Celibacy is a gift of God and should not be subject to a law. Clericalism is a worldly phenomenon and has nothing to do with the Christian gospel; in fact, clericalism is antithetical to the gospel. Sexual aberration and sins of the flesh are a constant in the world and in the church to be fought endlessly. The Catholic system of governance, however, with its intrinsic bent toward power is  corrupt and corrupting, and has been, on and off, since its outset. The emperor Constantine immeasurably increased the probability of a corrupt episcopacy by making the bishops of the church a new species of imperial civil servants.

It’s a wonder that the churches survived The Church for the past fifteen hundred years. The church is not in anyway exempt from the effects of original and personal sin that inflict the capitalist or socialist worlds around us. The Johannine “World,” that sin-laden world, penetrates the church, and especially, it lately seems, the Roman Catholic Church.  Just as the church is in the world, the “World” is in the church.  Read Paul’s letters and the Book of Revelation.

The nearly two millennia long clerical premise was wrong.

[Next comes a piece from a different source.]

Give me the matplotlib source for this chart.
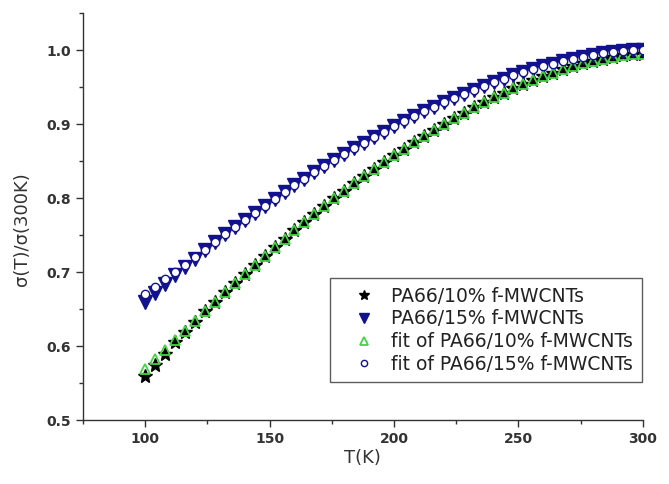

There shouldn’t be a sacred caste in the Christian churches.  ‘Christendom’ became our premise and ideal – a world in which there is one just society linked to the one true church, the clergy setting the cultural and moral standards, in which the cultural and the material property belonged to them and from the heights of which they could pronounce on the morality of their ‘sheep.’

No, the kink in the clerical moral life is not celibacy, and of this I am reasonably certain. For celibacy does not make pedophiles and ephebophiles, though those sorts may be attracted to it since celibacy does in fact mean that a man doesn’t have to deal seriously with an adult woman.  Dropping celibacy may help to dampen the instinct of priests and bishops toward philandering but not eliminate it for marriage doesn’t eliminate it for married folk.  Married pedophile priests would likely abuse their own sons and daughters as well as the sons and daughters of others.  As long as the hormones flow The Church, celibate or not, will have fornicators and adulterers among the clergy.

There was nothing in the priesthood, absent a maturity I never reached, to help me keep control of my affectional life – but nothing in it either to make me lose control of it. So let’s be clear about this (as the politicians say): the celibacy rule is tough on priests but far from impossible. The rule may be dumb, even cynical (I think it is) but most priests are able to live with it simply because they like and value what they do as priests. But neither the rule nor the practice of celibacy is the or even a cause of the rape of children. Sex with a woman is not the cure for pedophilia.  Celibacy isn’t the problem, so let’s stop the whining. Clericalism is the problem, and that’s far more complicated.